Since no one really reads my blog, I can pretty much say what I want to, and not many will know, none will care.
I feel sick to my stomach. I feel like crying. I want to yell. I want to find a way to shut down the avenues connecting to my past that keep trying to lock me into who people thought I was.
Some people have family who actually like them, who speak highly of them, and build them up. But, not me. I have family that hates me. Even worse: they falsely pity me. (This does not include my husband, who really does know me, likes me, and builds me up.)
I hate my family. I hate my past life with them. I don’t want anything to do with them. Ever. Unless they repent and stop trying to lock me into a negative prison made from their own inaccurate judgements.
I feel sick because people I thought of as trusted friends would rather look at me through my family’s poisoned, unclear perception. I am never seen or heard, because my family’s opinions are so LOUD.
Do you know what it’s like to grow up with a family member who was more unstable than stable? Do you know what it’s like to be abused by a family member, only to have other family members cover it up and accuse you of lying about it? Do you have any idea how devastating it is to just not be believed, or even to be treated like you’re stupid, crazy, dishonest, or invalidated? How do you rise above that? How do you overcome those tremendously large, jagged mountain-like obstacles?
Well, I have chosen to just walk away. From all of it. I forgive. I can forget. But I refuse to subject myself to it anymore. I refuse to allow it any room to be attached to my identity.

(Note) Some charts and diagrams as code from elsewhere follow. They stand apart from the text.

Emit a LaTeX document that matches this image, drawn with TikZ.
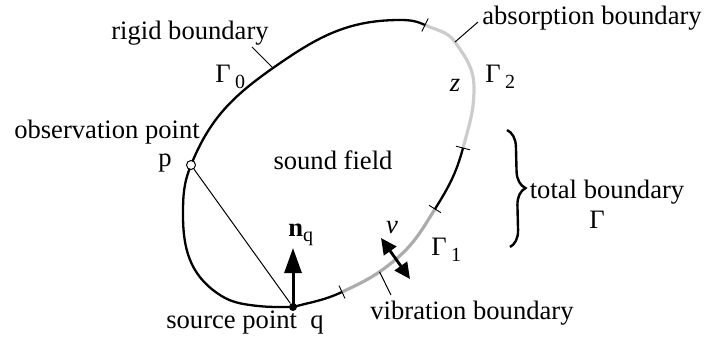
\documentclass[tikz,border=0pt]{standalone}
\usepackage{fontspec}
\setmainfont{Liberation Serif}
\usetikzlibrary{arrows.meta, calc, decorations.pathreplacing}
\newcommand{\lowsub}[1]{\raisebox{-0.45ex}{\fontsize{10}{12}\selectfont #1}}

\begin{document}
\begin{tikzpicture}[
	x=0.5pt, y=0.5pt,
	every node/.style={font=\fontsize{13.3}{16}\selectfont, inner sep=0pt},
	rim/.style={line width=1.15pt},
	absorb/.style={line width=1.6pt, draw=gray!40},
	vibr/.style={line width=1.6pt, draw=gray!65},
	tickline/.style={line width=0.45pt},
	thinline/.style={line width=0.5pt},
	dot/.style={circle, fill=black, minimum size=4pt},
	odot/.style={circle, draw=black, fill=white, line width=0.5pt, minimum size=4.5pt},
	>=Stealth
	]
	\useasboundingbox (0,0) rectangle (707,345);
	% points on the boundary
	\coordinate (q)   at (293,38);
	\coordinate (A)   at (342,53);
	\coordinate (nu)  at (395,85);
	\coordinate (B)   at (435,136);
	\coordinate (C)   at (463,197);
	\coordinate (r)   at (474,257);
	\coordinate (al)  at (455,303);
	\coordinate (D)   at (425,320);
	\coordinate (top) at (400,325);
	\coordinate (g0)  at (273,277);
	\coordinate (p)   at (191,180);
	\coordinate (lm)  at (183,130);
	\coordinate (bl)  at (217,52);
	\coordinate (bm)  at (250,40);
	
	% boundary
	\draw[rim] (q) to[out=15,in=205] (A);
	\draw[vibr] (A) to[out=25,in=220] coordinate[pos=0.7] (vl) (nu) to[out=40,in=238] (B);
	\draw[rim] (B) to[out=58,in=255] (C);
	\draw[absorb] (C) to[out=75,in=270] (r) to[out=90,in=305] (al) to[out=125,in=335] (D);
	\draw[rim] (D) to[out=155,in=0] (top) to[out=180,in=35] (g0) to[out=215,in=68] (p)
		to[out=248,in=90] (lm) to[out=270,in=145] (bl) to[out=325,in=172] (bm) to[out=352,in=180] (q);
	
	% ticks
	\draw[tickline] ($(A)+(-3,6.5)$) -- ($(A)+(3,-6.5)$);
	\draw[tickline] ($(B)+(-6,3.7)$) -- ($(B)+(6,-3.7)$);
	\draw[tickline] ($(C)+(-7,1.8)$) -- ($(C)+(7,-1.8)$);
	\draw[tickline] ($(D)+(3.2,6.5)$) -- ($(D)+(-3.2,-6.5)$);
	
	\node[odot] (pd) at (p) {};
	\node[dot] (qd) at (q) {};
	\draw[thinline] (pd) -- (qd);
	
	% normal and velocity
	\coordinate (ntip) at (293,97);
	\draw[-{Triangle[length=12.5pt, width=8.5pt]}, line width=1.5pt] (qd.center) -- (ntip);
	\draw[{Triangle[length=8pt, width=7.5pt]}-{Triangle[length=8pt, width=7.5pt]}, line width=1.4pt]
		($(nu)+(-14,22)$) -- ($(nu)+(15,-19)$);
	
	% labels
	\node (rigid) at (190,312) {rigid boundary};
	\node[anchor=west] (gam0) at (215,268) {Γ\,\lowsub{0}};
	\node (obs) at (107,213) {observation point};
	\node (plab) at (165,182) {p};
	\node (field) at (333,185) {sound field};
	\node (absl) at (592,327) {absorption boundary};
	\node[anchor=west] (gam2) at (485,268) {Γ\,\lowsub{2}};
	\node (zlab) at (455,260) {\textit{z}};
	\node (total) at (607,153) {total boundary};
	\node (gam) at (597,125) {Γ};
	\node (nulab) at (392,117) {\textit{ν}};
	\node[anchor=west] (gam1) at (431,95) {Γ\,\lowsub{1}};
	\node[anchor=west] (nlab) at (288,110) {\textbf{n}\lowsub{q}};
	\node (vlab) at (472,32) {vibration boundary};
	\node (src) at (245,22) {source point~~q};
	
	% leaders
	\coordinate (rl) at (252,298);
	\coordinate (ab) at (478,323);
	\coordinate (vb) at (391,50);
	\draw[thinline] (rl) -- (g0);
	\draw[thinline] (ab) -- (al);
	\draw[thinline] (vb) -- (vl);
	
	% brace
	\coordinate (bt) at (507,215);
	\coordinate (bb) at (510,98);
	\draw[decorate, decoration={brace, amplitude=8.5pt}, line width=1.2pt] (bt) -- (bb);
\end{tikzpicture}
\end{document}
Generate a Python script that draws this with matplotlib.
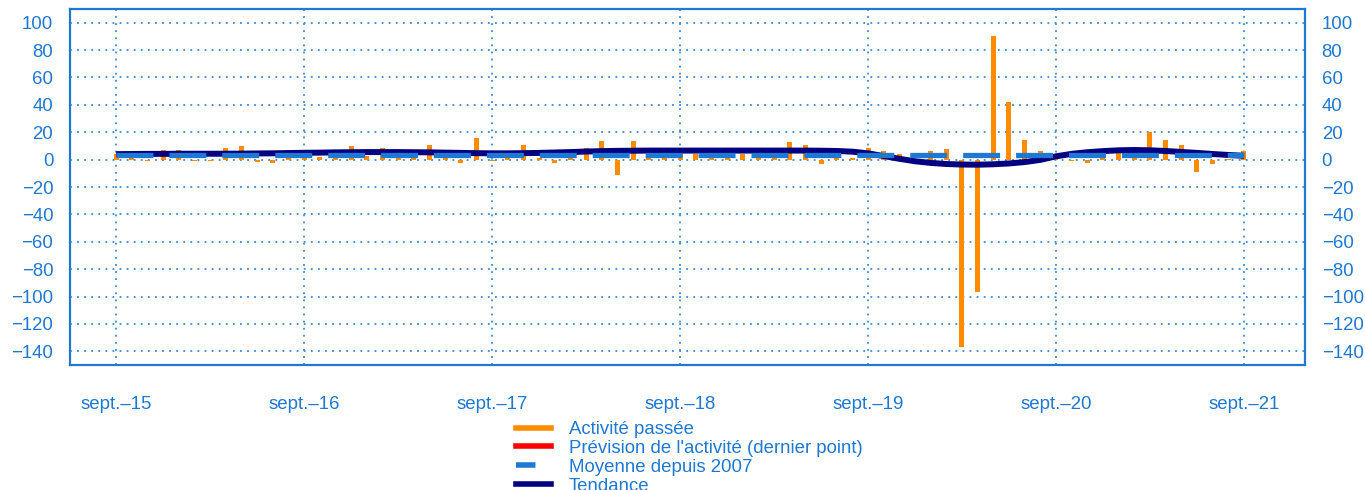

Thankfully God has seen. He knows the truth about me, and my past. He knows the obstacles I face because of my family. He knows my weaknesses, and He knows my strengths. He created me to be a fighting survivor in order to overcome what He foresaw my struggles would be. He has taken hold of my life and reformed it into something useful. My identity is no longer in my family or my past. My identity is hidden in Him, safe.
People may think the worst of me, or believe they should pity me. But, God knows the reality, the truth. And, because of that I can rest in Him.
I am safe, secure, and where I belong, in the Hands of God. Under the shelter of His Wings.
I’m so sorry about the deep, scaring pain you’ve had to deal with. This was six years ago, and it seems the Lord has become your firm foundation. May you be an inspiration to others who have had similar pains.